Start of Supplied data
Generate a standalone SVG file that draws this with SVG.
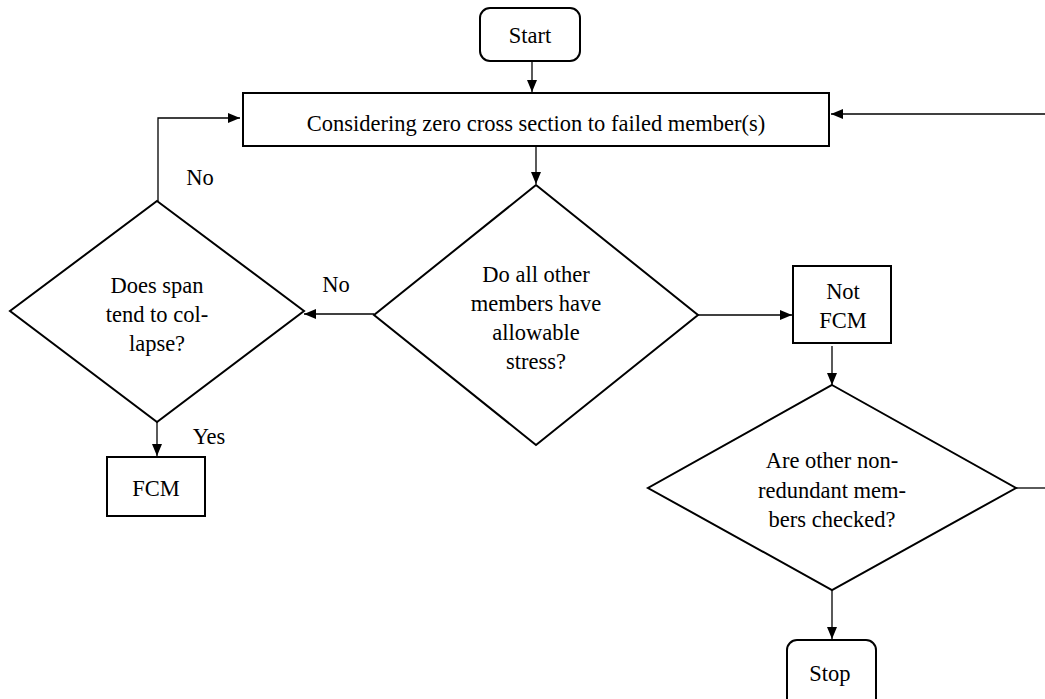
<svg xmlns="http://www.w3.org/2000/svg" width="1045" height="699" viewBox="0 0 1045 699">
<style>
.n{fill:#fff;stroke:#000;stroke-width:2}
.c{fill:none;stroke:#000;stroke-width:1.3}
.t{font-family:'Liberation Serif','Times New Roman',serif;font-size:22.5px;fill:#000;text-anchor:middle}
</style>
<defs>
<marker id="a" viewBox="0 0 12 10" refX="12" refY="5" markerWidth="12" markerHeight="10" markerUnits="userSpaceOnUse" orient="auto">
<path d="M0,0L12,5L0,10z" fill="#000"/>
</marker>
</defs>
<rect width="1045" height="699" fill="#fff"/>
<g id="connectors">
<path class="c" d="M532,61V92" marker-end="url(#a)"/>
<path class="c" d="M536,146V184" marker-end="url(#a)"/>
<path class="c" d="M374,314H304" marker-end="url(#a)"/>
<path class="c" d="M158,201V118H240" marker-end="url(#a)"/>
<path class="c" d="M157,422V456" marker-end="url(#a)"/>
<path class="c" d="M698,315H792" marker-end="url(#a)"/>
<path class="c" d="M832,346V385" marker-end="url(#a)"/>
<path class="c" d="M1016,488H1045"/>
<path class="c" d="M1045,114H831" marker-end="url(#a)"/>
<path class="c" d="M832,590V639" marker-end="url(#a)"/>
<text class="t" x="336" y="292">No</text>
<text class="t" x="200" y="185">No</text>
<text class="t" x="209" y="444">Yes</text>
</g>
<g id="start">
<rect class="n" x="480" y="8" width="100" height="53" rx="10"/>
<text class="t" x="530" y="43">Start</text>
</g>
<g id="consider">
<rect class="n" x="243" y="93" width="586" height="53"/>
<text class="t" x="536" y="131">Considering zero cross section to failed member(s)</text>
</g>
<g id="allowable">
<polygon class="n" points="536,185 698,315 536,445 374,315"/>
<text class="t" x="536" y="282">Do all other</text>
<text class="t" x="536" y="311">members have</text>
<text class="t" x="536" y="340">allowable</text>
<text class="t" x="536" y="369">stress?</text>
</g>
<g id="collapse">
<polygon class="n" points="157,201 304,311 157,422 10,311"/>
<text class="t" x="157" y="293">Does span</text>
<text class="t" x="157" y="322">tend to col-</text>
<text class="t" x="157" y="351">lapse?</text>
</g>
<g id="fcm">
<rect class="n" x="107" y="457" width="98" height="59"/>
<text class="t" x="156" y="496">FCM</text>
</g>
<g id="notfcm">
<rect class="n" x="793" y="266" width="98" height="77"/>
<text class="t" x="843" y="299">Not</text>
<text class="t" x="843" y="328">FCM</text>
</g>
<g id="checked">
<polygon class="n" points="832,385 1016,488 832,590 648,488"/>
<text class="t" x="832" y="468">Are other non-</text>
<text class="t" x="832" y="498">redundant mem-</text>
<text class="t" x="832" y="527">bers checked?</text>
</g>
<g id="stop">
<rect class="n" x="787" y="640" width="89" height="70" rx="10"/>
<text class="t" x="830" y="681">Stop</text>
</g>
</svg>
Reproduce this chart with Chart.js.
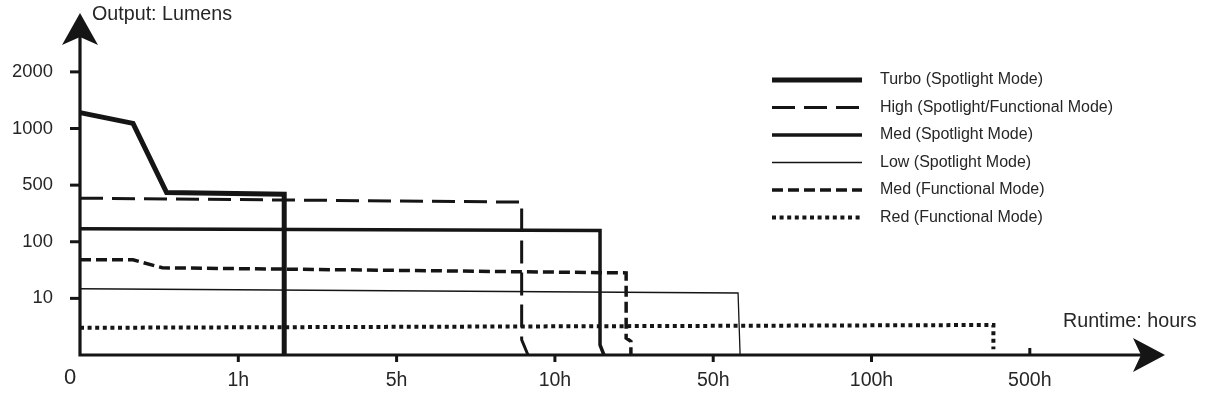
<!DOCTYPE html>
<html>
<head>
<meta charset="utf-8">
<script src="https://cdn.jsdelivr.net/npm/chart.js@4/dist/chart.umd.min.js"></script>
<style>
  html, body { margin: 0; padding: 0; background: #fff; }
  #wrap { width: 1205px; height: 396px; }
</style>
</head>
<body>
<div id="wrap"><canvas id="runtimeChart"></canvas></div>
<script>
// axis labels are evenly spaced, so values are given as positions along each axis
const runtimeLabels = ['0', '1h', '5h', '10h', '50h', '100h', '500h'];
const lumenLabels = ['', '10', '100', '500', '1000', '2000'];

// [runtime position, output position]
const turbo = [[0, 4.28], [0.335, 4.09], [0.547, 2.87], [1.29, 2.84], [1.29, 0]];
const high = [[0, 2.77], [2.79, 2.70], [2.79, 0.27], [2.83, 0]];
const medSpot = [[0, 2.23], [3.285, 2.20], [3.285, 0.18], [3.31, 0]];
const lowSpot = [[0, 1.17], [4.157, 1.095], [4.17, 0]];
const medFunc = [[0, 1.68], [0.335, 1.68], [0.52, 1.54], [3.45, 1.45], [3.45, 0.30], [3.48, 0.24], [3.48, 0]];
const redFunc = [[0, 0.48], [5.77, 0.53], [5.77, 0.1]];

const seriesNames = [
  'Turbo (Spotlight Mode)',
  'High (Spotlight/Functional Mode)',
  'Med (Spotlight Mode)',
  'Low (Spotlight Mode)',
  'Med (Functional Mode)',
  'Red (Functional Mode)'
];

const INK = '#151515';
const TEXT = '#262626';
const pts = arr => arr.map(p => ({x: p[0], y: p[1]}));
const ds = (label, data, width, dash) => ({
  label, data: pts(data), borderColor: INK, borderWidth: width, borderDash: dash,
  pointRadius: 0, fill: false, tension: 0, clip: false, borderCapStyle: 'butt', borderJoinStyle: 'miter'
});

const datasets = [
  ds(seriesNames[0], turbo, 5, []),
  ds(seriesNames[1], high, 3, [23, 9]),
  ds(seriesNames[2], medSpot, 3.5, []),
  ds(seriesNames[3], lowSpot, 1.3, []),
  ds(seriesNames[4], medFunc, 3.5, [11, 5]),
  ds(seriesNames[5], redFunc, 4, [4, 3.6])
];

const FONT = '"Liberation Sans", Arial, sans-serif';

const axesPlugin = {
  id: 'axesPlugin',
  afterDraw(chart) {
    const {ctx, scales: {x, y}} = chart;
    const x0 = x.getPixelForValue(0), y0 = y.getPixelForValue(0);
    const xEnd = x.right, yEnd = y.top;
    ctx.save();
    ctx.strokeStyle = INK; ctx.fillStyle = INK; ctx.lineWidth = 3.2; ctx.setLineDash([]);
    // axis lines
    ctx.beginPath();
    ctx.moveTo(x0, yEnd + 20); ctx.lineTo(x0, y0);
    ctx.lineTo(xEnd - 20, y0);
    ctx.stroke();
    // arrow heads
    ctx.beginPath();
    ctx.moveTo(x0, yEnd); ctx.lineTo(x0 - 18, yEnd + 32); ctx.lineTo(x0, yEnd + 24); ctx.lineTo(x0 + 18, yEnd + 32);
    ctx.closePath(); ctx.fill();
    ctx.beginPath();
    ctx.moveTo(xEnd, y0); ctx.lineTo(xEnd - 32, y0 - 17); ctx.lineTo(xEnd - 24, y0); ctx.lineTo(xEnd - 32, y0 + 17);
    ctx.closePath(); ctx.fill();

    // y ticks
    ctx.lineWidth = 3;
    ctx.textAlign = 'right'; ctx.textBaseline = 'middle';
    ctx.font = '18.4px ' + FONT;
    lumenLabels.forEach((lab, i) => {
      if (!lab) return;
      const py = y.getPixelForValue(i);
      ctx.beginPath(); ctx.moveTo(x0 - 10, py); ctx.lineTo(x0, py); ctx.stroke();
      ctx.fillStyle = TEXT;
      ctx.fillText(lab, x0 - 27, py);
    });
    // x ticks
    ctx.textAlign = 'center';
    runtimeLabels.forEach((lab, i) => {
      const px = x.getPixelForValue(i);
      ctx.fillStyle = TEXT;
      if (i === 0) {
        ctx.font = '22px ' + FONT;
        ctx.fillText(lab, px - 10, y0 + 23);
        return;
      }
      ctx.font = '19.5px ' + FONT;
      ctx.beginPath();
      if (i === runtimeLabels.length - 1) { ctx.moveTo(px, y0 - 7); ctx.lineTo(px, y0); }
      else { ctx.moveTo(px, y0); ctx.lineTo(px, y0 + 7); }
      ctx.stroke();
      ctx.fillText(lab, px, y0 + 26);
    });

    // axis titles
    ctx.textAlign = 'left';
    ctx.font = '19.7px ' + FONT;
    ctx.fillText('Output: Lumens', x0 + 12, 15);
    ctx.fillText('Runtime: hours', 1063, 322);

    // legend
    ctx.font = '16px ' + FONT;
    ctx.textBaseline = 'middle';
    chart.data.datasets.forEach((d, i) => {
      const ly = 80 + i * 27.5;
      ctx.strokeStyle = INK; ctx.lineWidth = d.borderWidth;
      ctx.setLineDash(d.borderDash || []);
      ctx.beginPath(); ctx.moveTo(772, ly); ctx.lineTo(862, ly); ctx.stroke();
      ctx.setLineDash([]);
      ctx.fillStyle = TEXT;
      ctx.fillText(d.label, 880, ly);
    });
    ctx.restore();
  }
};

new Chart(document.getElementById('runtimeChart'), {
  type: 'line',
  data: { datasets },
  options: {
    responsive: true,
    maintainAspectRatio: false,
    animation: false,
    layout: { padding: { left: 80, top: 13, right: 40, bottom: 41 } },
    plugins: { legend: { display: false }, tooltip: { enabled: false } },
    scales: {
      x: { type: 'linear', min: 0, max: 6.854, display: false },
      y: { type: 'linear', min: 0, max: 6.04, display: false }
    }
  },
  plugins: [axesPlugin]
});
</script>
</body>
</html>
End of Supplied data
#### Exercise task:
Using the data above, extract exactly the lines from the one containing "Reproduce this chart with Chart.js." through the one containing "const redFunc = [[0, 0.48], [5.77, 0.53], [5.77, 0.1]];". Pictures are left out.

#### Expected answer:
Reproduce this chart with Chart.js.
<!DOCTYPE html>
<html>
<head>
<meta charset="utf-8">
<script src="https://cdn.jsdelivr.net/npm/chart.js@4/dist/chart.umd.min.js"></script>
<style>
  html, body { margin: 0; padding: 0; background: #fff; }
  #wrap { width: 1205px; height: 396px; }
</style>
</head>
<body>
<div id="wrap"><canvas id="runtimeChart"></canvas></div>
<script>
// axis labels are evenly spaced, so values are given as positions along each axis
const runtimeLabels = ['0', '1h', '5h', '10h', '50h', '100h', '500h'];
const lumenLabels = ['', '10', '100', '500', '1000', '2000'];

// [runtime position, output position]
const turbo = [[0, 4.28], [0.335, 4.09], [0.547, 2.87], [1.29, 2.84], [1.29, 0]];
const high = [[0, 2.77], [2.79, 2.70], [2.79, 0.27], [2.83, 0]];
const medSpot = [[0, 2.23], [3.285, 2.20], [3.285, 0.18], [3.31, 0]];
const lowSpot = [[0, 1.17], [4.157, 1.095], [4.17, 0]];
const medFunc = [[0, 1.68], [0.335, 1.68], [0.52, 1.54], [3.45, 1.45], [3.45, 0.30], [3.48, 0.24], [3.48, 0]];
const redFunc = [[0, 0.48], [5.77, 0.53], [5.77, 0.1]];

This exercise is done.